Text documents with numerical values involved are widely used in various applications such as scientific research, economy, public health and journalism. However, it is difficult for readers to quickly interpret such data-involved texts and gain deep insights. To fill this research gap, this work aims to automatically generate charts to accurately convey the underlying data and ideas to readers, which is essentially a challenging task. The challenges originate from text ambiguities, intrinsic sparsity and uncertainty of data in text documents, and subjective sentiment differences. Specifically, we propose ChartifyText, a novel fully-automated approach that leverages Large Language Models (LLMs) to convert complex data-involved texts to expressive charts. It consists of two major modules: tabular data inference and expressive chart generation.
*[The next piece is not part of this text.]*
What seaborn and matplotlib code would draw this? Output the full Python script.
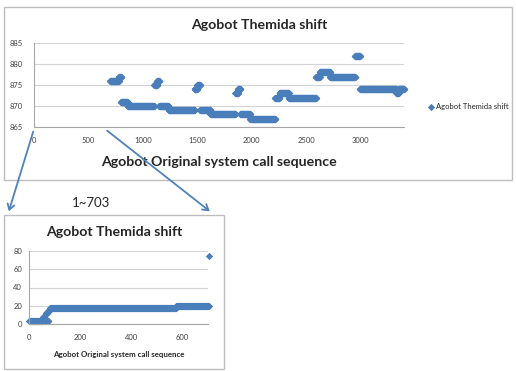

The tabular data inference module employs systematic prompt engineering to guide the LLM (e.g., GPT-4) to infer table data, where data ranges, uncertainties, missing data values and corresponding subjective sentiments are explicitly considered. The expressive chart generation module augments standard charts with intuitive visual encodings and concise texts to accurately convey the underlying data and insights. We extensively evaluate the effectiveness of ChartifyText on real-world data-involved text documents through case studies, in-depth interviews with three visualization experts, and a carefully-designed user study with 15 participants. The results demonstrate the usefulness and effectiveness of ChartifyText in helping readers efficiently and effectively make sense of data-involved texts.

Paper Structure

This paper contains 29 sections, 5 figures, 1 table.

Figures (5)

  • Figure 1: The overview of transforming text into a chart. The process begins with (A) Inputs which contains: A1 the text statement users select and A2 the context of the text statement. (B) The Tabular Data Inference transforms the text statement into a data table in 4 steps. (C) The resulting data table. (D) The appropriate chart type is recommended based on the characteristics of the tabular, and the chart is augmented with special visual encodings to accurately present the underlying data. (E) A generated chart represents the selected text statement.
  • Figure 2: Value Inference in Data Table: (A) In A1, yellow highlights indicate the header row, while purple highlights mark row identifiers, both generated during Table Schema Creation. Cells with downplayed values indicate non-convertible data; empty cells signify missing values not directly found in the text statement. A2 denotes the inputs: text statement and its context. (B) After the Data Inference, the table is completed, with inferred values assigned uncertainty scores to reflect confidence levels.
  • Figure 3: Special Encoding Designs. (A) Uncertainty Encoding represents the degree of uncertainty of data value. Longer stripe means larger uncertainty (B) Data Range Encoding represents data ranges in two conditions. Data value is within a specific range where its maximum and minimum values are determined; data value is either smaller or larger than a specific Fig.. (C) represents values that may not be in the text. (D) Sentiment encoding uses text annotation to describe the topic and uses background colors to represent positive, negative, and neutral sentiments, respectively.
  • Figure 4: User study evaluation result. (A) The average time to answer a question. (B) The average score in the answering. (C) The NASA Task Load Index.
  • Figure 5: Participants' ratings for the four visual encodings on 7-point scale.